Provided material:
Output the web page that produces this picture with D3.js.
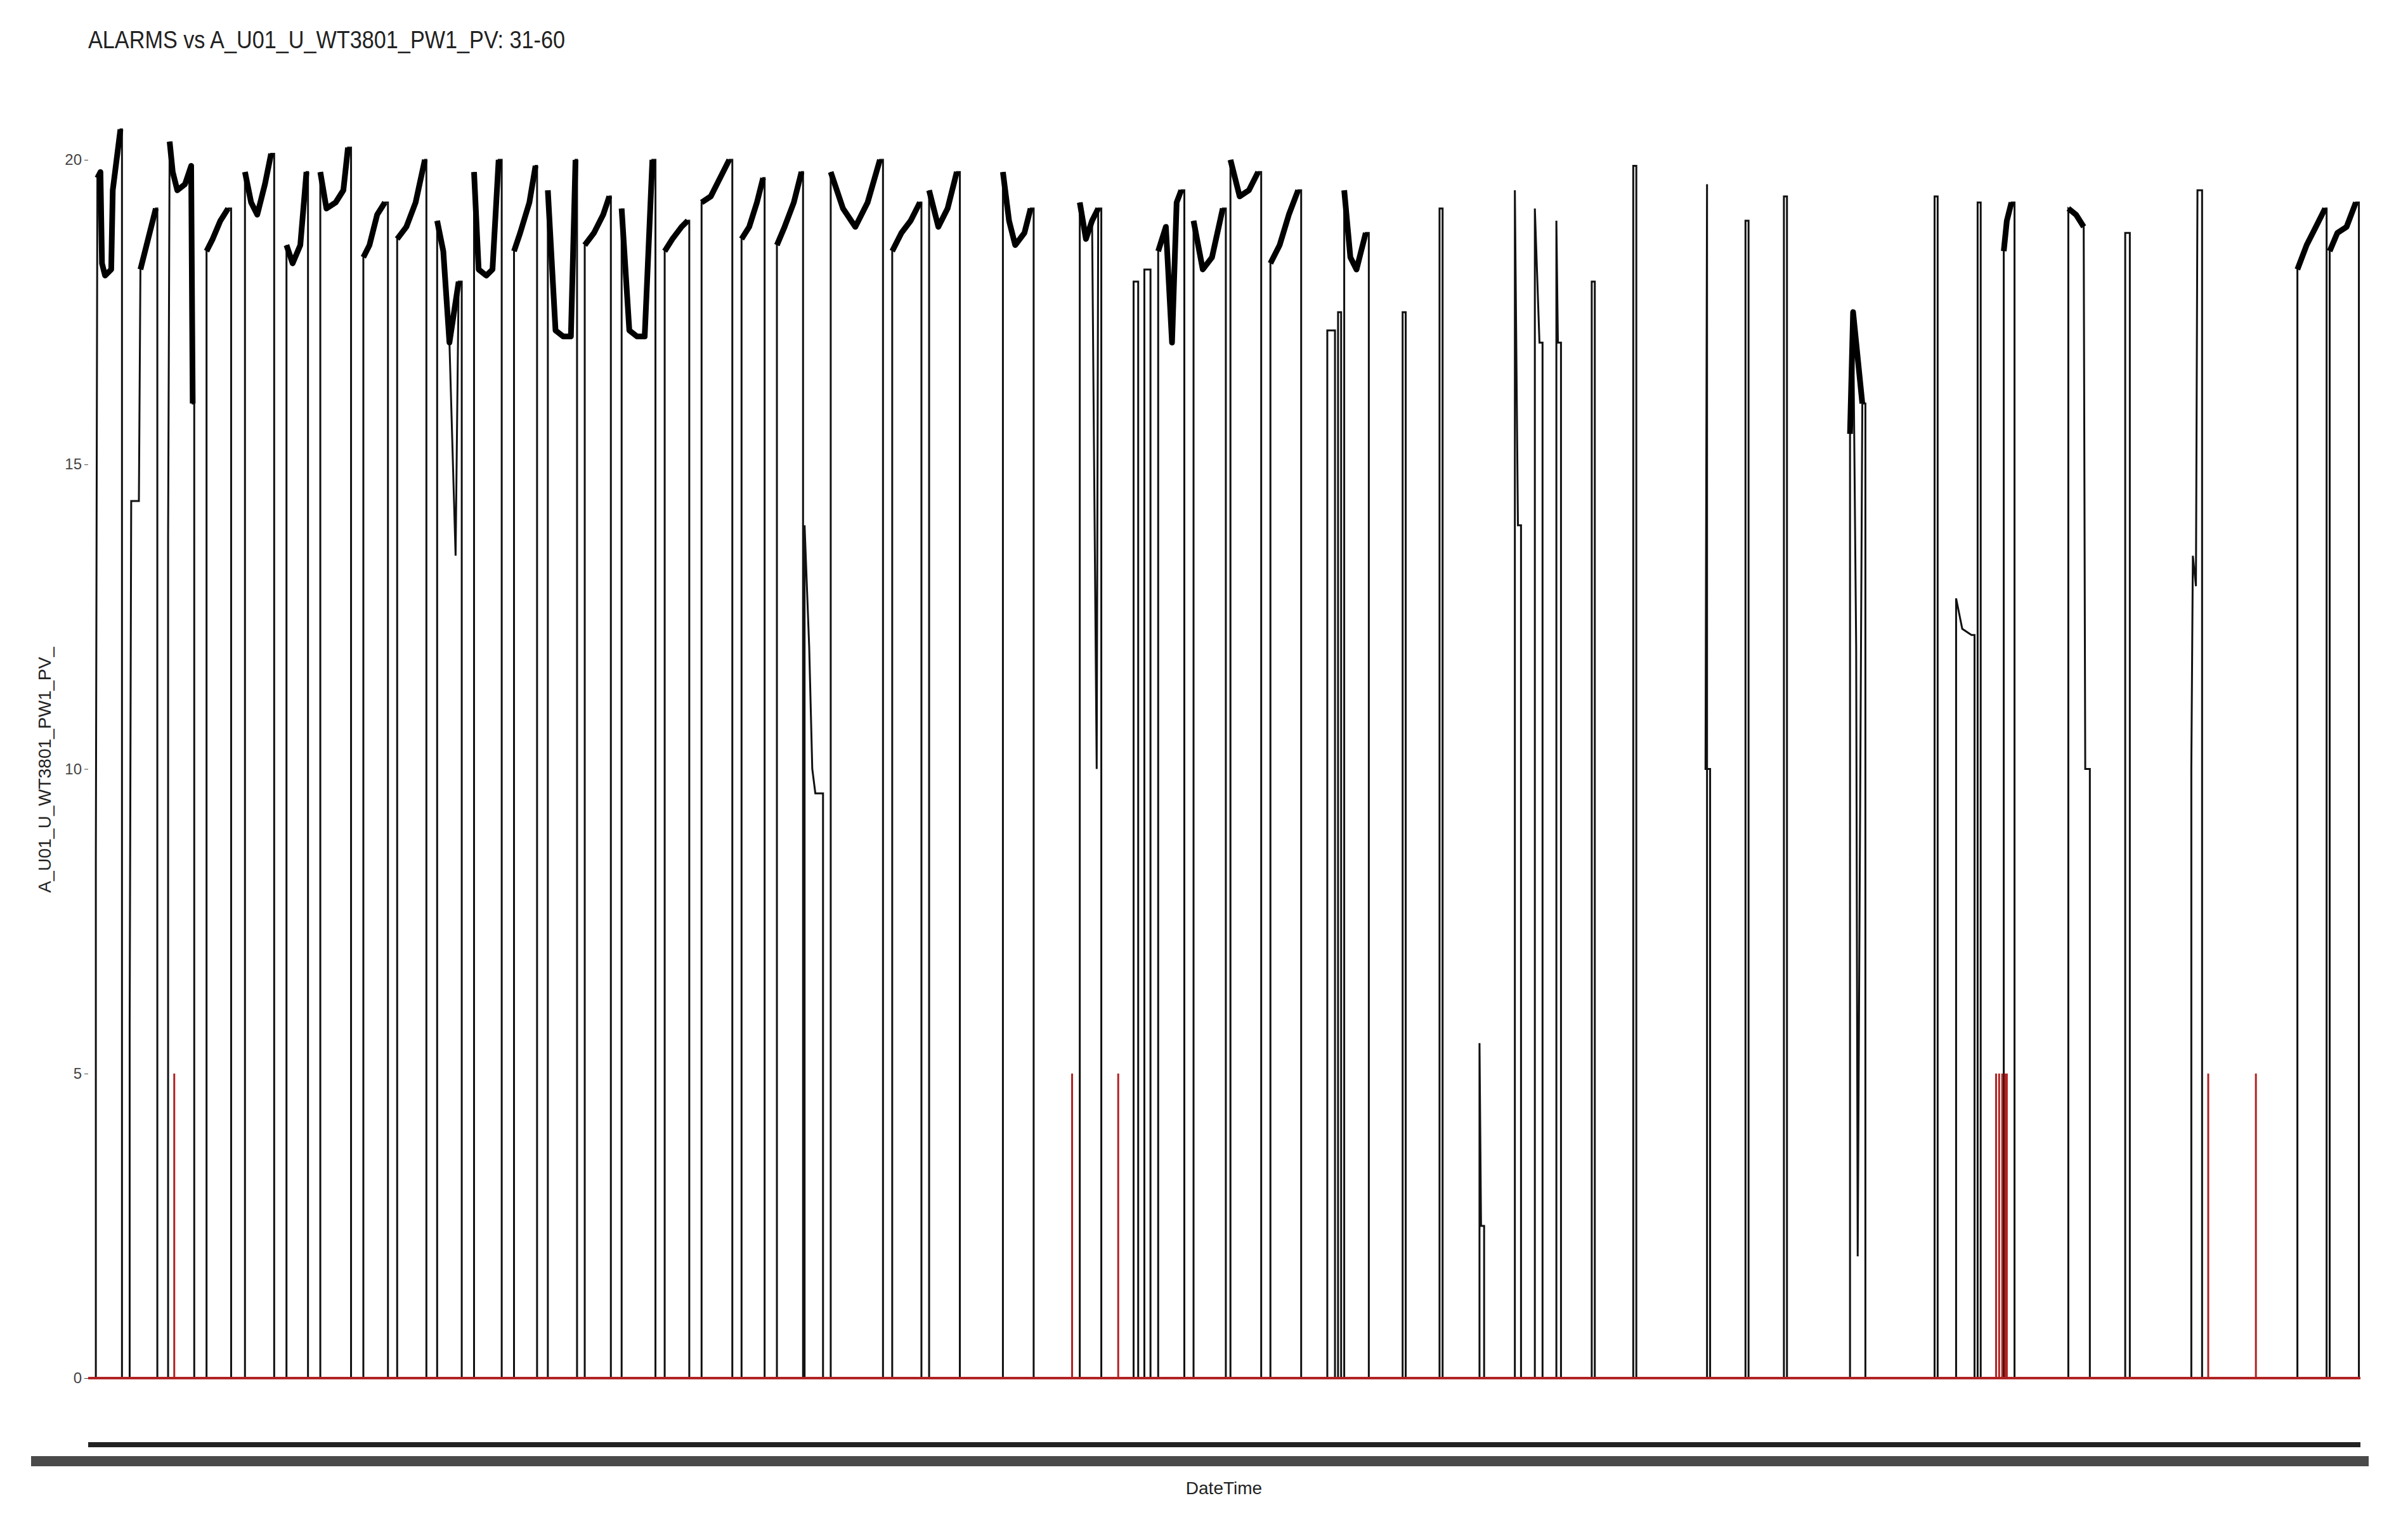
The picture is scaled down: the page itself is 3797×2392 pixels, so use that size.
<!DOCTYPE html>
<html><head><meta charset="utf-8">
<script src="https://cdn.jsdelivr.net/npm/d3@7"></script>
<style>body{margin:0;background:#fff}text{font-family:"Liberation Sans Narrow","Liberation Sans",Arial,sans-serif}</style>
</head><body><svg id="c" width="3797" height="2392"></svg>
<script>
const title = "ALARMS vs A_U01_U_WT3801_PW1_PV: 31-60";
const yTicks = [0,5,10,15,20];
const timeRange = [57,1535];
// each cycle: start time, plateau points [time, value], end time
const cycleStart = [62,84,109,134,159,186,208,236,258,284,308,334,356,380,404,432,456,482,505,523,540,580,604,652,702,737,744,753,776,800,826,863,870,874,912,936,962,985,998,1012,1035,1062,1110,1135,1160,1203,1258,1272,1286,1303,1345,1382,1425,1494,1515];
const cyclePlateau = [
 [[62,8.5],[63,19.7],[65,19.8],[66,18.3],[68,18.1],[72,18.2],[73,19.5],[76,20.1],[78,20.5]],
 [[84,5.8],[85,14.4],[90,14.4],[91,18.2],[96,18.7],[101,19.2]],
 [[109,13.8],[110,20.3],[112,19.8],[115,19.5],[120,19.6],[124,19.9],[125,16.0]],
 [[134,18.5],[138,18.7],[143,19.0],[148,19.2]],
 [[159,19.8],[163,19.3],[167,19.1],[172,19.6],[176,20.1]],
 [[186,18.6],[190,18.3],[195,18.6],[199,19.8]],
 [[208,19.8],[212,19.2],[218,19.3],[223,19.5],[226,20.2]],
 [[236,18.4],[240,18.6],[245,19.1],[250,19.3]],
 [[258,18.7],[264,18.9],[270,19.3],[276,20.0]],
 [[284,19.0],[288,18.5],[292,17.0],[296,13.5],[298,18.0]],
 [[308,19.8],[311,18.2],[316,18.1],[320,18.2],[324,20.0]],
 [[334,18.5],[338,18.8],[344,19.3],[348,19.9]],
 [[356,19.5],[361,17.2],[366,17.1],[371,17.1],[374,20.0]],
 [[380,18.6],[386,18.8],[392,19.1],[396,19.4]],
 [[404,19.2],[409,17.2],[414,17.1],[419,17.1],[424,20.0]],
 [[432,18.5],[437,18.7],[443,18.9],[447,19.0]],
 [[456,19.3],[462,19.4],[468,19.7],[474,20.0]],
 [[482,18.7],[487,18.9],[492,19.3],[496,19.7]],
 [[505,18.6],[510,18.9],[516,19.3],[521,19.8]],
 [[523,14.0],[526,12.0],[528,10.0],[530,9.6]],
 [[540,19.8],[548,19.2],[556,18.9],[564,19.3],[572,20.0]],
 [[580,18.5],[586,18.8],[592,19.0],[598,19.3]],
 [[604,19.5],[610,18.9],[616,19.2],[622,19.8]],
 [[652,19.8],[656,19.0],[660,18.6],[666,18.8],[670,19.2]],
 [[702,19.3],[706,18.7],[710,19.0],[713,10.0],[714,19.2]],
 [[737,18.0]],
 [[744,18.2]],
 [[753,18.5],[758,18.9],[762,17.0],[765,19.3],[768,19.5]],
 [[776,19.0],[782,18.2],[788,18.4],[795,19.2]],
 [[800,20.0],[806,19.4],[812,19.5],[818,19.8]],
 [[826,18.3],[832,18.6],[838,19.1],[844,19.5]],
 [[863,17.2]],
 [[870,17.5]],
 [[874,19.5],[878,18.4],[882,18.2],[888,18.8]],
 [[912,17.5]],
 [[936,19.2]],
 [[962,5.5],[963,2.5]],
 [[985,19.5],[987,14.0]],
 [[998,19.2],[1001,17.0]],
 [[1012,19.0],[1013,17.0]],
 [[1035,18.0]],
 [[1062,19.9]],
 [[1110,19.6],[1109,10.0]],
 [[1135,19.0]],
 [[1160,19.4]],
 [[1203,15.5],[1205,17.5],[1207,12.0],[1208,2.0],[1211,16.0]],
 [[1258,19.4]],
 [[1272,12.8],[1276,12.3],[1282,12.2]],
 [[1286,19.3]],
 [[1303,18.5],[1305,19.0],[1308,19.3]],
 [[1345,19.2],[1350,19.1],[1355,18.9],[1356,10.0]],
 [[1382,18.8]],
 [[1425,10.0],[1426,13.5],[1428,13.0],[1429,19.5]],
 [[1494,18.2],[1500,18.6],[1506,18.9],[1512,19.2]],
 [[1515,18.5],[1520,18.8],[1526,18.9],[1532,19.3]]
];
const cycleEnd = [79,102,126,150,178,200,228,252,277,300,326,349,375,397,426,448,476,497,522,535,574,599,624,672,716,740,748,770,797,820,846,868,872,890,914,938,965,989,1003,1015,1037,1064,1112,1137,1162,1213,1260,1284,1288,1310,1359,1385,1432,1513,1534];
const alarmTimes = [113,697,727,1298,1300,1302,1304,1305,1436,1467];
const alarmValue = 5;

const L = 139, R = 3722;
const svg = d3.select("#c");
const x = d3.scaleLinear().domain(timeRange).range([L,R]);
const y = d3.scaleLinear().domain([0,20]).range([2173,252]);

svg.append("text").attr("x",139).attr("y",76).attr("font-size",38).attr("fill","#222")
  .attr("textLength",752).attr("lengthAdjust","spacingAndGlyphs").text(title);

const ax = svg.append("g").attr("transform",`translate(${L},0)`).call(d3.axisLeft(y).tickValues(yTicks).tickSize(6).tickPadding(4));
ax.select(".domain").remove();
ax.selectAll("text").attr("font-size",24).attr("fill","#444");
ax.selectAll("line").attr("stroke","#444");

svg.append("text").attr("transform","translate(80,1214) rotate(-90)").attr("text-anchor","middle").attr("font-size",28).attr("fill","#222").text("A_U01_U_WT3801_PW1_PV_");

const line = d3.line().x(d=>x(d[0])).y(d=>y(d[1]));
const g = svg.append("g");
cycleStart.forEach((s,i)=>{
  const pts = [[s,0],...cyclePlateau[i],[cycleEnd[i],cyclePlateau[i][cyclePlateau[i].length-1][1]],[cycleEnd[i],0]];
  g.append("path").attr("d",line(pts)).attr("fill","none").attr("stroke","#111").attr("stroke-width",3);
  if(cyclePlateau[i].length>2){
    const top = cyclePlateau[i].filter(p=>p[1]>15);
    if(top.length>1) g.append("path").attr("d",line(top)).attr("fill","none").attr("stroke","#000").attr("stroke-width",9).attr("stroke-linejoin","round");
  }
});
svg.append("line").attr("x1",x(timeRange[0])).attr("x2",x(timeRange[1])).attr("y1",y(0)).attr("y2",y(0)).attr("stroke","#b22222").attr("stroke-width",4);
alarmTimes.forEach(t=>{
  svg.append("line").attr("x1",x(t)).attr("x2",x(t)).attr("y1",y(0)).attr("y2",y(alarmValue)).attr("stroke","#b22222").attr("stroke-width",3);
});

svg.append("rect").attr("x",L).attr("y",2274).attr("width",R-L).attr("height",8).attr("fill","#222");
svg.append("rect").attr("x",49).attr("y",2296).attr("width",3735-49).attr("height",16).attr("fill","#4a4a4a");
svg.append("text").attr("x",1930).attr("y",2356).attr("text-anchor","middle").attr("font-size",28).attr("fill","#222").text("DateTime");
</script></body></html>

Work to do: Quote the listing above in full, except for the pictures.

Answer below:
Output the web page that produces this picture with D3.js.
The picture is scaled down: the page itself is 3797×2392 pixels, so use that size.
<!DOCTYPE html>
<html><head><meta charset="utf-8">
<script src="https://cdn.jsdelivr.net/npm/d3@7"></script>
<style>body{margin:0;background:#fff}text{font-family:"Liberation Sans Narrow","Liberation Sans",Arial,sans-serif}</style>
</head><body><svg id="c" width="3797" height="2392"></svg>
<script>
const title = "ALARMS vs A_U01_U_WT3801_PW1_PV: 31-60";
const yTicks = [0,5,10,15,20];
const timeRange = [57,1535];
// each cycle: start time, plateau points [time, value], end time
const cycleStart = [62,84,109,134,159,186,208,236,258,284,308,334,356,380,404,432,456,482,505,523,540,580,604,652,702,737,744,753,776,800,826,863,870,874,912,936,962,985,998,1012,1035,1062,1110,1135,1160,1203,1258,1272,1286,1303,1345,1382,1425,1494,1515];
const cyclePlateau = [
 [[62,8.5],[63,19.7],[65,19.8],[66,18.3],[68,18.1],[72,18.2],[73,19.5],[76,20.1],[78,20.5]],
 [[84,5.8],[85,14.4],[90,14.4],[91,18.2],[96,18.7],[101,19.2]],
 [[109,13.8],[110,20.3],[112,19.8],[115,19.5],[120,19.6],[124,19.9],[125,16.0]],
 [[134,18.5],[138,18.7],[143,19.0],[148,19.2]],
 [[159,19.8],[163,19.3],[167,19.1],[172,19.6],[176,20.1]],
 [[186,18.6],[190,18.3],[195,18.6],[199,19.8]],
 [[208,19.8],[212,19.2],[218,19.3],[223,19.5],[226,20.2]],
 [[236,18.4],[240,18.6],[245,19.1],[250,19.3]],
 [[258,18.7],[264,18.9],[270,19.3],[276,20.0]],
 [[284,19.0],[288,18.5],[292,17.0],[296,13.5],[298,18.0]],
 [[308,19.8],[311,18.2],[316,18.1],[320,18.2],[324,20.0]],
 [[334,18.5],[338,18.8],[344,19.3],[348,19.9]],
 [[356,19.5],[361,17.2],[366,17.1],[371,17.1],[374,20.0]],
 [[380,18.6],[386,18.8],[392,19.1],[396,19.4]],
 [[404,19.2],[409,17.2],[414,17.1],[419,17.1],[424,20.0]],
 [[432,18.5],[437,18.7],[443,18.9],[447,19.0]],
 [[456,19.3],[462,19.4],[468,19.7],[474,20.0]],
 [[482,18.7],[487,18.9],[492,19.3],[496,19.7]],
 [[505,18.6],[510,18.9],[516,19.3],[521,19.8]],
 [[523,14.0],[526,12.0],[528,10.0],[530,9.6]],
 [[540,19.8],[548,19.2],[556,18.9],[564,19.3],[572,20.0]],
 [[580,18.5],[586,18.8],[592,19.0],[598,19.3]],
 [[604,19.5],[610,18.9],[616,19.2],[622,19.8]],
 [[652,19.8],[656,19.0],[660,18.6],[666,18.8],[670,19.2]],
 [[702,19.3],[706,18.7],[710,19.0],[713,10.0],[714,19.2]],
 [[737,18.0]],
 [[744,18.2]],
 [[753,18.5],[758,18.9],[762,17.0],[765,19.3],[768,19.5]],
 [[776,19.0],[782,18.2],[788,18.4],[795,19.2]],
 [[800,20.0],[806,19.4],[812,19.5],[818,19.8]],
 [[826,18.3],[832,18.6],[838,19.1],[844,19.5]],
 [[863,17.2]],
 [[870,17.5]],
 [[874,19.5],[878,18.4],[882,18.2],[888,18.8]],
 [[912,17.5]],
 [[936,19.2]],
 [[962,5.5],[963,2.5]],
 [[985,19.5],[987,14.0]],
 [[998,19.2],[1001,17.0]],
 [[1012,19.0],[1013,17.0]],
 [[1035,18.0]],
 [[1062,19.9]],
 [[1110,19.6],[1109,10.0]],
 [[1135,19.0]],
 [[1160,19.4]],
 [[1203,15.5],[1205,17.5],[1207,12.0],[1208,2.0],[1211,16.0]],
 [[1258,19.4]],
 [[1272,12.8],[1276,12.3],[1282,12.2]],
 [[1286,19.3]],
 [[1303,18.5],[1305,19.0],[1308,19.3]],
 [[1345,19.2],[1350,19.1],[1355,18.9],[1356,10.0]],
 [[1382,18.8]],
 [[1425,10.0],[1426,13.5],[1428,13.0],[1429,19.5]],
 [[1494,18.2],[1500,18.6],[1506,18.9],[1512,19.2]],
 [[1515,18.5],[1520,18.8],[1526,18.9],[1532,19.3]]
];
const cycleEnd = [79,102,126,150,178,200,228,252,277,300,326,349,375,397,426,448,476,497,522,535,574,599,624,672,716,740,748,770,797,820,846,868,872,890,914,938,965,989,1003,1015,1037,1064,1112,1137,1162,1213,1260,1284,1288,1310,1359,1385,1432,1513,1534];
const alarmTimes = [113,697,727,1298,1300,1302,1304,1305,1436,1467];
const alarmValue = 5;

const L = 139, R = 3722;
const svg = d3.select("#c");
const x = d3.scaleLinear().domain(timeRange).range([L,R]);
const y = d3.scaleLinear().domain([0,20]).range([2173,252]);

svg.append("text").attr("x",139).attr("y",76).attr("font-size",38).attr("fill","#222")
  .attr("textLength",752).attr("lengthAdjust","spacingAndGlyphs").text(title);

const ax = svg.append("g").attr("transform",`translate(${L},0)`).call(d3.axisLeft(y).tickValues(yTicks).tickSize(6).tickPadding(4));
ax.select(".domain").remove();
ax.selectAll("text").attr("font-size",24).attr("fill","#444");
ax.selectAll("line").attr("stroke","#444");

svg.append("text").attr("transform","translate(80,1214) rotate(-90)").attr("text-anchor","middle").attr("font-size",28).attr("fill","#222").text("A_U01_U_WT3801_PW1_PV_");

const line = d3.line().x(d=>x(d[0])).y(d=>y(d[1]));
const g = svg.append("g");
cycleStart.forEach((s,i)=>{
  const pts = [[s,0],...cyclePlateau[i],[cycleEnd[i],cyclePlateau[i][cyclePlateau[i].length-1][1]],[cycleEnd[i],0]];
  g.append("path").attr("d",line(pts)).attr("fill","none").attr("stroke","#111").attr("stroke-width",3);
  if(cyclePlateau[i].length>2){
    const top = cyclePlateau[i].filter(p=>p[1]>15);
    if(top.length>1) g.append("path").attr("d",line(top)).attr("fill","none").attr("stroke","#000").attr("stroke-width",9).attr("stroke-linejoin","round");
  }
});
svg.append("line").attr("x1",x(timeRange[0])).attr("x2",x(timeRange[1])).attr("y1",y(0)).attr("y2",y(0)).attr("stroke","#b22222").attr("stroke-width",4);
alarmTimes.forEach(t=>{
  svg.append("line").attr("x1",x(t)).attr("x2",x(t)).attr("y1",y(0)).attr("y2",y(alarmValue)).attr("stroke","#b22222").attr("stroke-width",3);
});

svg.append("rect").attr("x",L).attr("y",2274).attr("width",R-L).attr("height",8).attr("fill","#222");
svg.append("rect").attr("x",49).attr("y",2296).attr("width",3735-49).attr("height",16).attr("fill","#4a4a4a");
svg.append("text").attr("x",1930).attr("y",2356).attr("text-anchor","middle").attr("font-size",28).attr("fill","#222").text("DateTime");
</script></body></html>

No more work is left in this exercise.